If any element of any house can rightfully be considered its center, I suspect that the Hearth usually holds that position, if only due to the sense that Hearth IS home and thereby irreducible.
It's the source of warmth through long, damp winters, and seems to embody welcoming. Ours has long been a source of embarrassment for us because some prior owner had faced it with mid-century modern brickwork and an incongruent mantel. Combined, these two aspects projected a clumsy inauthenticity. One could not properly tell by gazing upon it whether they were in a Craftsman or a split-level rancher. We organized the room, attempting to draw attention away from its natural center. It has been the elephant in the living room since we bought the place, and every bit as massive. As The Grand Refurbishment rolls forward, our Hearth has become increasingly prominent, its incongruence expanding as surrounding windows and walls fall back into more like their original fashion. Our Hearth remains a curious uncle, unchanged in his ways in spite of the changing context. His stance cannot stand.

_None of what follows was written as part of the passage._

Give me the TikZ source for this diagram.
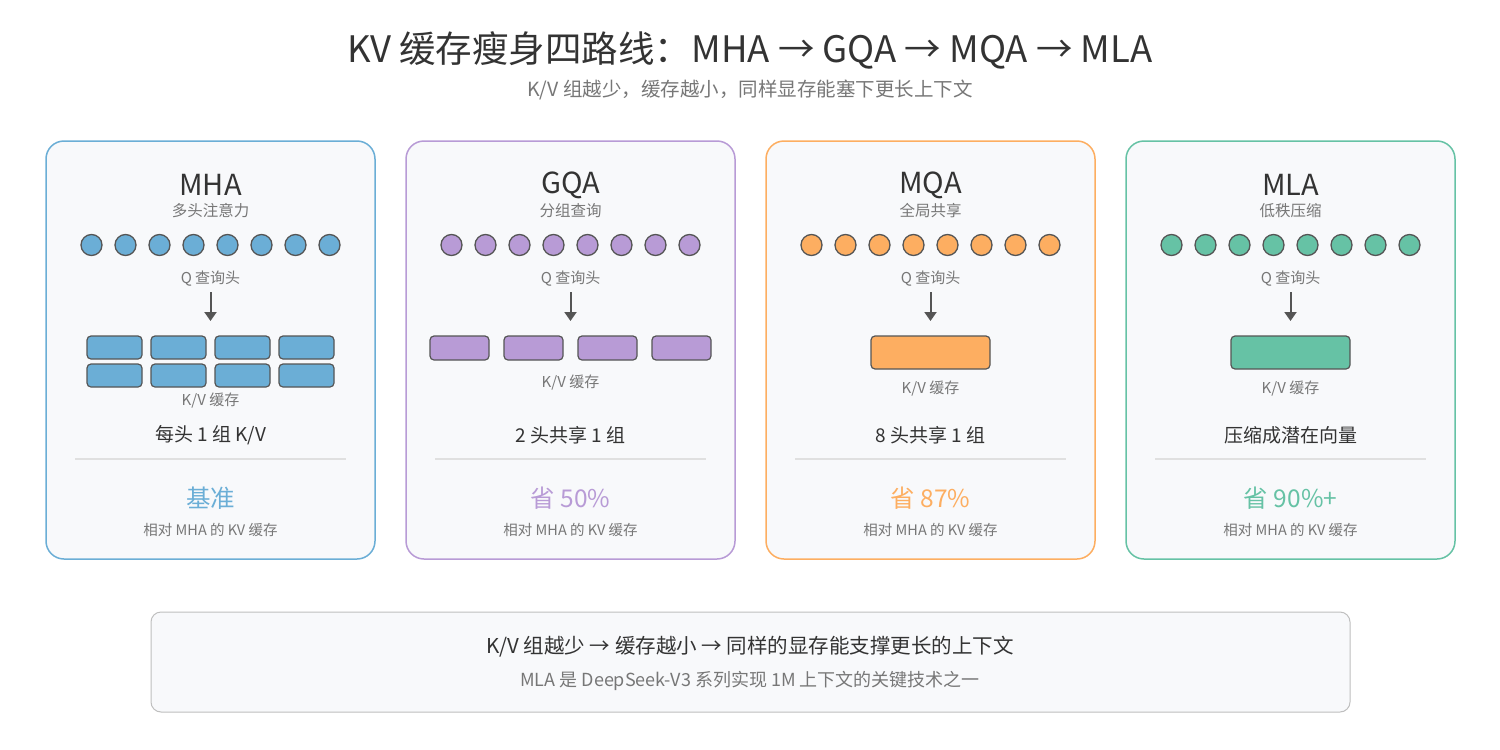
\documentclass[tikz,border=0pt]{standalone}
\usepackage{fontspec}
\setmainfont{Noto Sans CJK SC}
\usetikzlibrary{arrows.meta}
\definecolor{cblue}{HTML}{6BAED6}
\definecolor{cpurple}{HTML}{B89BD6}
\definecolor{corange}{HTML}{FDAE61}
\definecolor{cgreen}{HTML}{66C2A5}
\definecolor{cardbg}{HTML}{F8F9FB}
\definecolor{dark}{HTML}{333333}
\definecolor{mid}{HTML}{777777}
\definecolor{edge}{HTML}{555555}
\begin{document}
\begin{tikzpicture}[x=1pt,y=-1pt,
  card/.style={draw=#1,line width=1.5pt,fill=cardbg,rounded corners=18pt},
  head/.style={circle,draw=edge,line width=1.3pt,fill=#1,minimum size=21pt,inner sep=0pt},
  kv/.style={draw=edge,line width=1.2pt,fill=#1,rounded corners=4pt},
  t/.style={font=\fontsize{#1}{#1}\selectfont,inner sep=0pt,text=dark},
  g/.style={font=\fontsize{#1}{#1}\selectfont,inner sep=0pt,text=mid},
  arr/.style={draw=edge,line width=2pt,-{Triangle[length=9pt,width=12pt]}}]
\useasboundingbox (0,0) rectangle (1500,750);
\fill[white] (0,0) rectangle (1500,750);
\node[t=36.5] (title) at (750,50) {KV 缓存瘦身四路线：MHA → GQA → MQA → MLA};
\node[g=19.5] (sub) at (750,90) {K/V 组越少，缓存越小，同样显存能塞下更长上下文};
\foreach \i/\c/\nm/\sb/\desc/\sav [count=\k] in {
  0/cblue/MHA/多头注意力/{每头 1 组 K/V}/基准,
  1/cpurple/GQA/分组查询/2 头共享 1 组/省 50\%,
  2/corange/MQA/全局共享/8 头共享 1 组/省 87\%,
  3/cgreen/MLA/低秩压缩/压缩成潜在向量/省 90\%+}{
  \pgfmathsetmacro{\cx}{210.5+360*\i}
  \draw[card=\c] (\cx-164.5,141) rectangle (\cx+164.5,559);
  \node[t=29] (name\k) at (\cx,185) {\nm};
  \node[g=15.5] (sb\k) at (\cx,211) {\sb};
  \foreach \j in {0,...,7}{
    \node[head=\c] (h\k\j) at (\cx-119+34*\j,245) {};}
  \node[g=15] (q\k) at (\cx,279) {Q 查询头};
  \coordinate (a\k) at (\cx,292);
  \coordinate (b\k) at (\cx,321);
  \draw[arr] (a\k) -- (b\k);
  \node[t=19] (d\k) at (\cx,435) {\desc};
  \draw[draw=black!12,line width=1.2pt] (\cx-135.5,459) -- (\cx+135.5,459);
  \node[font=\fontsize{24.5}{24.5}\selectfont,inner sep=0pt,text=\c] (s\k) at (\cx,498) {\sav};
  \node[g=14.5] (r\k) at (\cx,530) {相对 MHA 的 KV 缓存};
}
% MHA
\foreach \j in {0,...,3}{
  \draw[kv=cblue] (87+64*\j,336) rectangle (142+64*\j,359);
  \draw[kv=cblue] (87+64*\j,364) rectangle (142+64*\j,387);}
\node[g=15] (kv1) at (210.5,401) {K/V 缓存};
% GQA
\foreach \j in {0,...,3}{
  \draw[kv=cpurple] (430+74*\j,336) rectangle (489+74*\j,360);}
\node[g=15] (kv2) at (570.5,383) {K/V 缓存};
% MQA
\draw[kv=corange] (871,336) rectangle (990,369);
\node[g=15] (kv3) at (930.5,389) {K/V 缓存};
% MLA
\draw[kv=cgreen] (1231,336) rectangle (1350,369);
\node[g=15] (kv4) at (1290.5,389) {K/V 缓存};
% bottom
\draw[draw=black!25,line width=1pt,fill=cardbg,rounded corners=10pt] (151,612) rectangle (1350,712);
\node[t=20.5] (b1) at (750,647) {K/V 组越少 → 缓存越小 → 同样的显存能支撑更长的上下文};
\node[g=18] (b2) at (750,681) {MLA 是 DeepSeek-V3 系列实现 1M 上下文的关键技术之一};
\end{tikzpicture}
\end{document}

It's one thing to sense dissatisfaction and quite another to propose anything better in response. The old adage that one should offer a solution whenever reporting a problem presumes too much wisdom on the part of the complaintant. For many things, the complaining resolves the offense. One simply wants to go on record as a dissenter, in opposition to the offending element, but has no stomach or ability to propose anything better. Some adopt a lifestyle centered on honing their skill as a complainer, and find adequate satisfaction in surrounding themselves with all that's just wrong, as if their complaining levitated them slightly above their otherwise demeaning surroundings. Others feel compelled to act, to initiate what they hope will prove to be sustaining improvement. For them, the wrong cannot be allowed to persist but simply must be reformed. Their sense of outrage which spurs them into action doesn't necessarily always provide adequate inspiration to actually improve any situation, but they inflict change, for ill or better. Dissatisfaction maintains a minefield around itself.

I, as other husbands have before me, quietly cede design decisions to my spouse, The Muse. She fancies herself somewhat of an architect, if only because in her youth she aspired to become an architect, but that's an adequate credential in this family. I prefer her to hold the responsibility for deciding some consequential questions. She took choosing the refurbishment's color palette seriously and she succeeded. She chose the period wallpaper in the entry hall. She, and she alone, chose the dining room, entry hall, and upstairs hallway light fixtures. She dictated the form of the window trims. It seemed only right and proper that she also assume responsibility for designing the Hearth, though I have my own druthers on that decision, just as anyone might when considering the very heart of their home. I invited her to visit the tile shop when we last visited Portland. There, we discovered some period-appropriate matte-glazed tiles which might utterly transform the heart or Hearth of the place. Yesterday, we disassembled the incongruent mantel and carted it off to a friend who lives in a mid-century rancher better suited to it. Now our Hearth stands naked, not even an incongruent modesty mantel covering anything. This alone should spur consequential decisions, for a naked Hearth can no more stand than can a naked heart.